Housing Bubble in D.C. Area Bursting?
While still torrid by national standards, the housing market in the D.C. area has cooled off compared to recent years.
Washington area temperatures may be sizzling, but the once-torrid real estate market seems to be cooling off as houses stay on the market longer and the number of homes for sale rises. Home sales tend to slow in the summer, but the number of houses for sale in the Washington area has climbed by 50 percent in recent months. The available inventory has risen to about 35,300 homes, up from an average of about 23,000 in the past three years, according to Metropolitan Regional Information Systems Inc., which runs the local multiple-listing service.
The average number of days a house stays on the market has crept up by two days in Fairfax County, to 16 days in June from 14 days a year earlier. In Montgomery County it has risen to 20 days from 18 days, according to MRIS. Those are, however, still short turnaround times by historic standards. Meanwhile, the number of houses sold in Northern Virginia’s inner suburbs fell by 9.6 percent in June, compared with a year earlier. In the District, the number of houses sold dropped by 8 percent, while in Montgomery County they dropped about 1.6 percent.
Local real estate brokers say they are seeing signs of a change. “The market has slowed for sure, especially at the high end,” said Wes Foster, chairman of Long & Foster Real Estate Inc. Foster said the market is returning to “normalcy” after a frenzied era of multiple contracts, bidding wars and desperate buyers waiving their right to property inspections or appraisals. “It’s very healthy,” he said. “It worried the pure hell out of me the numbers we were seeing. I remember Boston in 1982 to 1989, when [prices] went up 25 percent a year for six years, and then in one year [they] fell 87 percent. The ride up for everybody selling was wonderful but the ride down was awful. . . . It was very painful and I don’t want to see that here.”

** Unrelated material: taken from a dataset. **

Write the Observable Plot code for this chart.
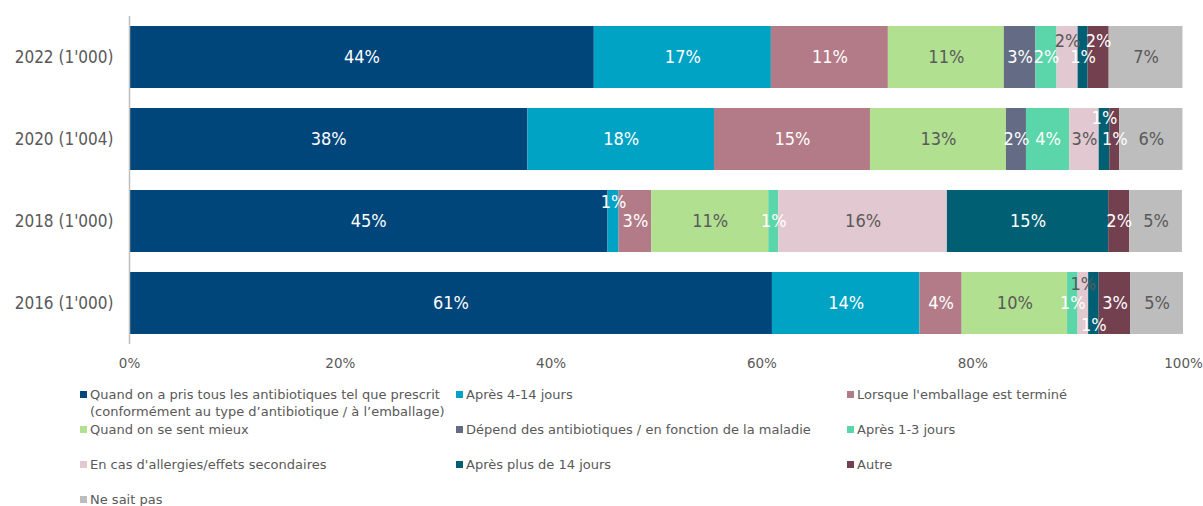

Foster said the recent manic market has been fueled by what he called “crazy fools running around buying houses as investments,” with “bad loans, interest-free loans.” “They’ll get hurt, and I think they should,” as prices inevitably correct themselves, he said. A slowdown is needed because so many average people have been priced out of homes or compelled to pay high prices, he said.
One quarter isn’t a trend, but I’m certainly hearing a lot of rumblings in this direction. How much of this is the natural fact of markets being cyclical and how much of this is a result of the idiotic moves of Alan Greenspan and company to ward off non-existent inflation by raising interest rates is unclear.